The foregoing description of the SPA is qualified in its entirety by reference to the full text of the SPA, a copy of which is attached as Exhibit 2.1 hereto and is incorporated herein by reference.

 

Item 9.01Financial Statements and Exhibits.

 

(d)Exhibits.

 

Exhibit No.   Description
     
2.1*   Stock Purchase Agreement dated November 26, 2012.

 

* The schedules to this exhibit have been omitted pursuant to Item 601(b)(2) of Regulation S-K. The Company agrees to furnish supplementally a copy of any omitted schedule to the Securities and Exchange Commission (the “Commission”) upon request. A list of the omitted schedules is set forth in this exhibit beginning at page vii and is incorporated herein.

 

Additional Information and Where to Find It

 

This communication may be deemed to be solicitation material in respect of the proposed acquisition of Florida Gaming Centers, Inc. by Silvermark LLC. In connection with the proposed acquisition, Florida Gaming Corporation intends to file relevant materials with the Commission, including Florida Gaming Corporation’s proxy statement on Schedule 14A. SHAREHOLDERS OF FLORIDA GAMING CORPORATION ARE URGED TO READ ALL RELEVANT DOCUMENTS FILED WITH THE Commission, INCLUDING FLORIDA GAMING CORPORATION’S PROXY STATEMENT, BECAUSE THEY WILL CONTAIN IMPORTANT INFORMATION ABOUT THE PROPOSED TRANSACTION. Investors and security holders will be able to obtain the documents free of charge at the Commission’s web site, http://www.sec.gov, and Florida Gaming Corporation shareholders will receive information at an appropriate time on how to obtain transaction-related documents for free from Florida Gaming Corporation. Such documents are not currently available.

 

Participants in Solicitation

 

Florida Gaming Corporation and its directors and executive officers (and entities controlled by them), may be deemed to be participants in the solicitation of proxies from the holders of Florida Gaming Corporation common stock in respect of the proposed transaction.

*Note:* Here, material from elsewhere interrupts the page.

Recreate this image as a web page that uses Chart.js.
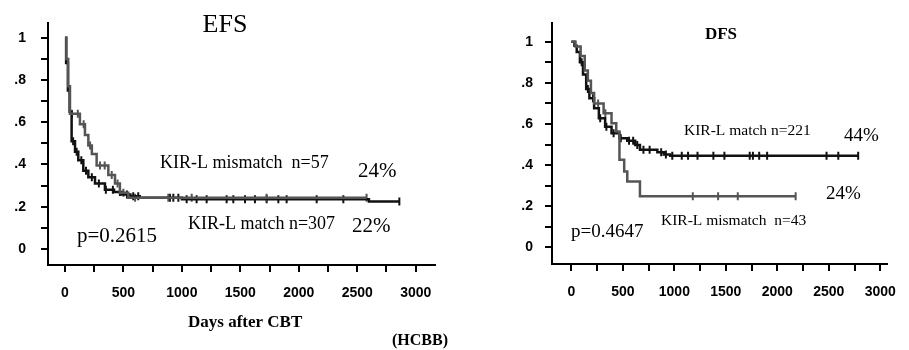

Information about the directors and executive officers of Florida Gaming Corporation is set forth in Florida Gaming Corporation’s Annual Report on Form 10-K for the most recently ended fiscal year, which was filed with the Commission on March 30, 2012, as amended by a Form 10-K/A which was filed with the Commission on April 2, 2012. Investors may obtain additional information regarding the interest of such participants by reading the proxy statement regarding the acquisition when it becomes available.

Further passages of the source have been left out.